▶ [Set exercise]:
Restate each line of the listing exactly, without carrying over any pictures.

▶ [Given information]:
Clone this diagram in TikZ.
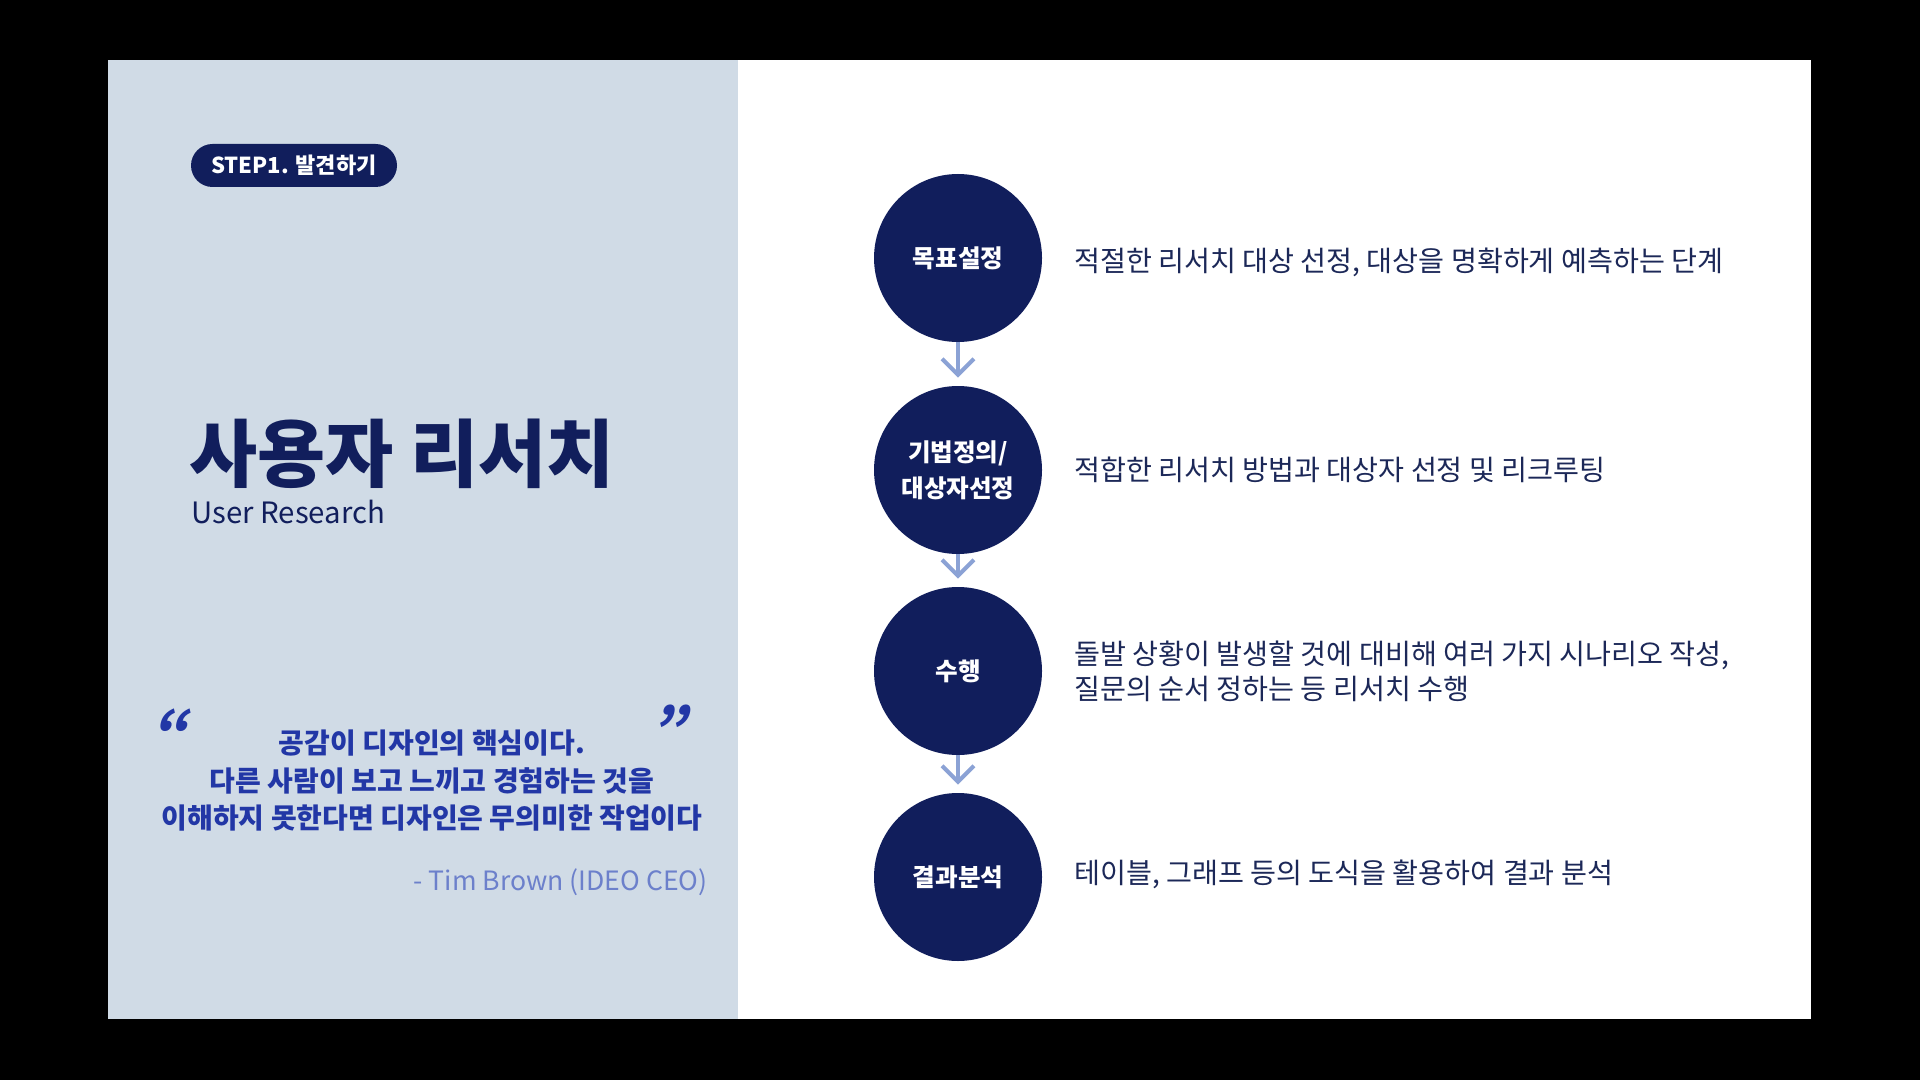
\documentclass[tikz,border=0pt]{standalone}
\usepackage{fontspec}
\setmainfont{Noto Sans CJK KR}
\usetikzlibrary{arrows.meta}
\definecolor{nuit}{HTML}{111E5C}
\definecolor{panneau}{HTML}{D0DBE6}
\definecolor{ciel}{HTML}{8BA2D5}
\definecolor{encre}{HTML}{1C2858}
\definecolor{bleu}{HTML}{2237A6}
\definecolor{pale}{HTML}{6C80CB}
\begin{document}
\begin{tikzpicture}[x=0.5pt,y=-0.5pt]
\tikzset{rond/.style={circle, fill=nuit, minimum size=84pt, inner sep=0pt, text=white, align=center, font=\bfseries\fontsize{12.3}{18}\selectfont},
fleche/.style={draw=ciel, line width=2pt, -{Straight Barb[length=8pt,width=16pt]}, shorten >=4pt},
desc/.style={anchor=west, inner sep=0pt, text=encre, align=left, font=\fontsize{14.1}{17.5}\selectfont},
cite/.style={inner sep=0pt, text=bleu, font=\bfseries\fontsize{14}{18.75}\selectfont},
guillemet/.style={anchor=base, inner sep=0pt, text=bleu, xslant=0.25, transform shape, font=\bfseries\fontsize{28}{28}\selectfont}}
\fill (0,0) rectangle (1920,1080);
\fill[panneau] (108,60) rectangle (738,1019);
\fill[white] (738,60) rectangle (1811,1019);
\node[fill=nuit, rounded corners=10.75pt, minimum width=103pt, minimum height=21.5pt, inner sep=0pt, text=white, font=\bfseries\fontsize{11}{12}\selectfont] (P) at (294,165.5) {STEP1. 발견하기};
\node[anchor=base west, inner sep=0pt, text=nuit, font=\bfseries\fontsize{37}{40}\selectfont] (T) at (189,481) {사용자 리서치};
\node[anchor=west, inner sep=0pt, text=nuit, font=\fontsize{14.7}{18}\selectfont] (U) at (191,512) {User Research};
\node[guillemet] (M1) at (168,752) {“};
\node[guillemet] (M2) at (667,749) {”};
\node[cite] (Q1) at (432,743) {공감이 디자인의 핵심이다.};
\node[cite] (Q2) at (432,781) {다른 사람이 보고 느끼고 경험하는 것을};
\node[cite] (Q3) at (432,818) {이해하지 못한다면 디자인은 무의미한 작업이다};
\node[anchor=east, inner sep=0pt, text=pale, font=\fontsize{13.3}{16}\selectfont] (A) at (708,882) {- Tim Brown (IDEO CEO)};
\node[rond] (S1) at (958,258) {목표설정};
\node[rond] (S2) at (958,470) {기법정의/\\대상자선정};
\node[rond] (S3) at (958,671) {수행};
\node[rond] (S4) at (958,877) {결과분석};
\draw[fleche] (S1) -- (S2);
\draw[fleche] (S2) -- (S3);
\draw[fleche] (S3) -- (S4);
\node[desc] (D1) at (1074,262) {적절한 리서치 대상 선정, 대상을 명확하게 예측하는 단계};
\node[desc] (D2) at (1074,470) {적합한 리서치 방법과 대상자 선정 및 리크루팅};
\node[desc] (D3) at (1074,671) {돌발 상황이 발생할 것에 대비해 여러 가지 시나리오 작성,\\질문의 순서 정하는 등 리서치 수행};
\node[desc] (D4) at (1074,874) {테이블, 그래프 등의 도식을 활용하여 결과 분석};
\end{tikzpicture}
\end{document}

▶ [Task response]:
Clone this diagram in TikZ.
\documentclass[tikz,border=0pt]{standalone}
\usepackage{fontspec}
\setmainfont{Noto Sans CJK KR}
\usetikzlibrary{arrows.meta}
\definecolor{nuit}{HTML}{111E5C}
\definecolor{panneau}{HTML}{D0DBE6}
\definecolor{ciel}{HTML}{8BA2D5}
\definecolor{encre}{HTML}{1C2858}
\definecolor{bleu}{HTML}{2237A6}
\definecolor{pale}{HTML}{6C80CB}
\begin{document}
\begin{tikzpicture}[x=0.5pt,y=-0.5pt]
\tikzset{rond/.style={circle, fill=nuit, minimum size=84pt, inner sep=0pt, text=white, align=center, font=\bfseries\fontsize{12.3}{18}\selectfont},
fleche/.style={draw=ciel, line width=2pt, -{Straight Barb[length=8pt,width=16pt]}, shorten >=4pt},
desc/.style={anchor=west, inner sep=0pt, text=encre, align=left, font=\fontsize{14.1}{17.5}\selectfont},
cite/.style={inner sep=0pt, text=bleu, font=\bfseries\fontsize{14}{18.75}\selectfont},
guillemet/.style={anchor=base, inner sep=0pt, text=bleu, xslant=0.25, transform shape, font=\bfseries\fontsize{28}{28}\selectfont}}
\fill (0,0) rectangle (1920,1080);
\fill[panneau] (108,60) rectangle (738,1019);
\fill[white] (738,60) rectangle (1811,1019);
\node[fill=nuit, rounded corners=10.75pt, minimum width=103pt, minimum height=21.5pt, inner sep=0pt, text=white, font=\bfseries\fontsize{11}{12}\selectfont] (P) at (294,165.5) {STEP1. 발견하기};
\node[anchor=base west, inner sep=0pt, text=nuit, font=\bfseries\fontsize{37}{40}\selectfont] (T) at (189,481) {사용자 리서치};
\node[anchor=west, inner sep=0pt, text=nuit, font=\fontsize{14.7}{18}\selectfont] (U) at (191,512) {User Research};
\node[guillemet] (M1) at (168,752) {“};
\node[guillemet] (M2) at (667,749) {”};
\node[cite] (Q1) at (432,743) {공감이 디자인의 핵심이다.};
\node[cite] (Q2) at (432,781) {다른 사람이 보고 느끼고 경험하는 것을};
\node[cite] (Q3) at (432,818) {이해하지 못한다면 디자인은 무의미한 작업이다};
\node[anchor=east, inner sep=0pt, text=pale, font=\fontsize{13.3}{16}\selectfont] (A) at (708,882) {- Tim Brown (IDEO CEO)};
\node[rond] (S1) at (958,258) {목표설정};
\node[rond] (S2) at (958,470) {기법정의/\\대상자선정};
\node[rond] (S3) at (958,671) {수행};
\node[rond] (S4) at (958,877) {결과분석};
\draw[fleche] (S1) -- (S2);
\draw[fleche] (S2) -- (S3);
\draw[fleche] (S3) -- (S4);
\node[desc] (D1) at (1074,262) {적절한 리서치 대상 선정, 대상을 명확하게 예측하는 단계};
\node[desc] (D2) at (1074,470) {적합한 리서치 방법과 대상자 선정 및 리크루팅};
\node[desc] (D3) at (1074,671) {돌발 상황이 발생할 것에 대비해 여러 가지 시나리오 작성,\\질문의 순서 정하는 등 리서치 수행};
\node[desc] (D4) at (1074,874) {테이블, 그래프 등의 도식을 활용하여 결과 분석};
\end{tikzpicture}
\end{document}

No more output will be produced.